Cuando una mujer musulmana se quita el velo en público siente una sensación de pudor similar a la de un hombre occidental u occidentalizado al quitarse ropa íntima en la calle. Lustros de educación en esas vestimentas determinan los símbolos estéticos por los que avergonzarse, enorgullecerse o permanecer indiferentes.
El caso de la mascarilla es paralelo al del velo o los calzones. Al principio—cuando la ley obligó a cubrir las bocas— costaba ponérsela, les avergonzaba; sin embargo, tras seis meses de uso intensivo se interiorizó la costumbre logrando que el decoro cambiara de bando.
Hoy en día, cuando el gobierno permite que en los patios de recreo ya no se use la mascarilla porque, dicen, en exteriores el virus no se transmite, la mayoría de alumnas se resiste a quitársela. Se podría argumentar que siguen preocupadas por la salud pero uno empieza a sospechar que tiene más que ver con la estética y la vergüenza. El infierno son los otros, sobre todo si no media una mascarilla.

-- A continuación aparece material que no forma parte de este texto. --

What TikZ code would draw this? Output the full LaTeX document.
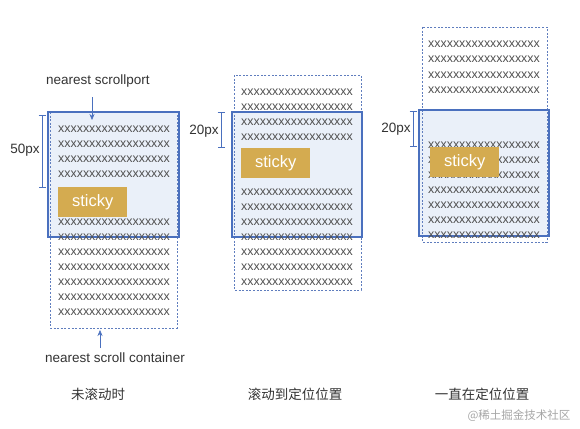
\documentclass[tikz,border=0pt]{standalone}
\usepackage{fontspec}
\setmainfont{Liberation Sans}
\newfontfamily\cjk{Noto Sans CJK SC}
\usepackage{tikz}
\usetikzlibrary{arrows.meta,positioning}
\definecolor{portblue}{RGB}{74,112,190}
\definecolor{portfill}{RGB}{234,240,249}
\definecolor{boxblue}{RGB}{95,125,190}
\definecolor{stickygold}{RGB}{212,171,80}
\definecolor{textgray}{RGB}{80,80,80}
\definecolor{labelgray}{RGB}{51,51,51}

\tikzset{
  xrow/.style={anchor=west, inner sep=0pt, text=textgray, font=\fontsize{12.4}{12.4}\selectfont},
  stickybox/.style={anchor=north west, fill=stickygold, text=white, minimum width=69pt,
    minimum height=30pt, inner sep=0pt, font=\fontsize{16.5}{16.5}\selectfont},
  container/.style={boxblue, dash pattern=on 2pt off 1.6pt, line width=0.8pt},
  port/.style={portblue, line width=1.2pt},
  bracket/.style={portblue, line width=0.8pt, {Bar[width=7pt]}-{Bar[width=7pt]}},
  lbl/.style={text=labelgray, inner sep=0pt, font=\fontsize{13.5}{13.5}\selectfont},
  caption/.style={text=labelgray, inner sep=0pt, font=\cjk\fontsize{13.5}{13.5}\selectfont},
}
\newcommand{\xs}{xxxxxxxxxxxxxxxxxx}

\begin{document}
\begin{tikzpicture}[>={Stealth[length=6pt,width=5pt]}, x=1pt, y=-1pt]
    \useasboundingbox (0,0) rectangle (580,428);

    % 未滚动时
    \coordinate (A1) at (48,112);
    \coordinate (B1) at (179,237);
    \fill[portfill] (A1) rectangle (B1);
    \draw[container] (50,112) rectangle (177,328);
    \draw[port] (A1) rectangle (B1);
    \foreach \y [count=\i] in {129,144,159,174,222,237,252,267,282,297,312}
        \node[xrow] (a\i) at (58,\y) {\xs};
    \node[stickybox] (st1) at (58,187) {sticky};
    \draw[bracket] (42,115) -- (42,188);
    \node[lbl] (h1) at (25,150) {50px};

    % 标注 scrollport 与 scroll container
    \node[lbl] (port) at (98,81) {nearest scrollport};
    \coordinate (portout) at (92,97);
    \coordinate (portin) at (92,120);
    \draw[->, portblue] (portout) -- (portin);
    \node[lbl] (cont) at (115,358) {nearest scroll container};
    \coordinate (contout) at (100,348);
    \coordinate (contin) at (100,330);
    \draw[->, portblue] (contout) -- (contin);

    % 滚动到定位位置
    \coordinate (A2) at (232,112);
    \coordinate (B2) at (362,237);
    \fill[portfill] (A2) rectangle (B2);
    \draw[container] (234,75) rectangle (361,290);
    \draw[port] (A2) rectangle (B2);
    \foreach \y [count=\i] in {92,107,122,137,192,207,222,237,252,267,282}
        \node[xrow] (b\i) at (241,\y) {\xs};
    \node[stickybox] (st2) at (241,148) {sticky};
    \draw[bracket] (221,112) -- (221,148);
    \node[lbl] (h2) at (204,131) {20px};

    % 一直在定位位置
    \coordinate (A3) at (419,110);
    \coordinate (B3) at (549,236);
    \fill[portfill] (A3) rectangle (B3);
    \draw[container] (422,27) rectangle (547,242);
    \draw[port] (A3) rectangle (B3);
    \foreach \y [count=\i] in {44,59,75,90,145,160,175,190,205,220,235}
        \node[xrow] (c\i) at (428,\y) {\xs};
    \node[stickybox] (st3) at (430,147) {sticky};
    \draw[bracket] (413,111) -- (413,147);
    \node[lbl] (h3) at (396,129) {20px};

    % 说明文字
    \node[caption] (cap1) at (98,394) {未滚动时};
    \node[caption] (cap2) at (295,394) {滚动到定位位置};
    \node[caption] (cap3) at (482,394) {一直在定位位置};
    \node[text=black!35, inner sep=0pt, font=\cjk\fontsize{11.5}{11.5}\selectfont] (wm) at (519,416) {@稀土掘金技术社区};
\end{tikzpicture}
\end{document}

Los alumnos, por lo que observo, tienen menos tapujos, pero me preocupa lo que sucede con las alumnas. No permitamos que nuestras estudiantes sientan bochorno por mostrar su identidad facial, impidamos que usen el tapabocas con el único objetivo de encubrir espinillas o que lo utilicen, simplemente, para velar la ausencia de maquillaje. Sería un fracaso educativo que nuestras jóvenes convirtieran a la mascarilla en un nuevo símbolo de opresión.